How the pandemic and lockdown have hit labour markets
The 2019-20 Periodic Labour Force Survey (PLFS), which was released last week by the National Statistical Office (NSO), shows a fall in the unemployment rate from 5.8% in 2018-19 to 4.8% 2019-20. Since PLFS follows a July-june timeline rather than the fiscal year (April-march) period, the 2019-20 report includes the 68-day-long hard lockdown.
What do the headline numbers show?
The three most important numbers in the PLFS report are labour force participation rate (LFPR), work participation rate (WPR) and unemployment rate (UR).
LFPR is the share of population in a given age group which is either working or looking for a job. WPR is the share of population which is actually working. UR is the percentage of unemployed persons in the labour force. There have been three PLFS reports so far, the latest one covering the period from July 2019 to June 2020. A comparison of the three reports shows that LFPR was the highest in 2019-20 and unemployment rate the lowest But these numbers hide more than they reveal. Here is why.
Does this mean that there was no distress in labour markets during the lockdown?
An HT analysis suggests that the headline employment numbers in the latest report might be misleading, and a careful reading of the report and the unitlevel data does show signs of pandemicdriven distress in labour markets.
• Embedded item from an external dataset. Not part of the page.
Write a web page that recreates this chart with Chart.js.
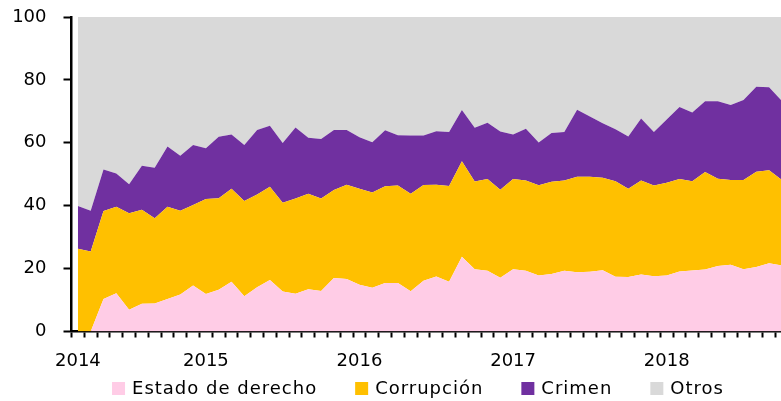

Covid forced a distress-driven rise in rural jobs
Images of thousands of migrant workers walking back to villages after the lockdown are among the most graphic memories of economic distress during the pandemic. The 2019-20 PLFS offers the first official proof of this distress. In keeping with established wisdom on economic transformation, the share of agricultural employment in India has been falling gradually. But 2019-20 was an exception to this trend when agricultural employment actually increased from 42.5% in the 2018-19 PLFS to 45.6% in the 2019-20 PLFS. A comparison of absolute number of jobs by sectors shows that agriculture more than compensated for the job losses in all other sectors of the economy in the April-june 2020 period.
The picture becomes even clearer once we look at the quarterly numbers for April-june 2020 and April-june 2019. On a year-on-year basis, urban India saw a reduction of 11.05 million jobs in the April-june 2020 period and rural India saw the addition of 14.7 million jobs.
However, the unemployment rate – or the share of people looking for jobs who didn’t find one – increased in both rural and urban areas. As is obvious, unemployment rate increased more sharply in urban areas (from 8.9% to 20.8%) than in rural areas (from 8.7% to 12.2%).
The reason unemployment numbers did not increase on an annual basis despite a sharp rise during the lockdown months is simple. They decreased sharply in the July-september 2019 and the October-december 2019 quarters, and to a lesser degree even in the January-march 2020 quarter.
That there was distress in urban job-markets was obvious from the quarterly PLFS report for April-june 2020, released in March this year which covers only urban areas. Where the annual report really offers an insight is the rise in what seems to be distress-driven rural employment.
What happened to wages during lockdown?
The short answer is they fell sharply. PLFS gives wage data for three kinds of employment categories: regular wage/salaried, casual workers and self-employed.
The self-employed were the worst hit during the lockdown, while regular wage workers suffered a contraction in incomes only in rural areas.
The plight of self-employed workers was the worst in urban areas, where real wages fell to 75% of what they were a year ago. While regular wage workers do show an increase in wages at the national level, they only account for about a quarter of the total workers in the data from Periodic Labour Force Survey.
Underemployment increased as well
To be sure, both employment and wage statistics do not capture the actual stress in labour markets after the pandemic. This is borne out by another statistic in PLFS; the average number of hours for which work was available to different kind of workers.
An average worker worked for 46.5 hours in a week in the April-june 2019 period. This came down to 37 hours in the April-june
2020 period. Urban areas reported a bigger reduction because both regular wage and self-employed recorded a big decrease in hours worked (on account of the hard lockdown). The self-employed were biggest losers in urban areas, while regular wage-earning workers were the biggest losers in rural areas.
“An unprecedented increase in share of agricultural employment underlines the rise in distress-driven employment during the pandemic,” said Himanshu, an associate professor of economics at Jawaharlal Nehru University. “It is a well-known fact that more people join the workforce during periods of economic distress to compensate for the loss of incomes and the situation must have become worse given the fact that the government offered very little in terms of direct support during the pandemic.”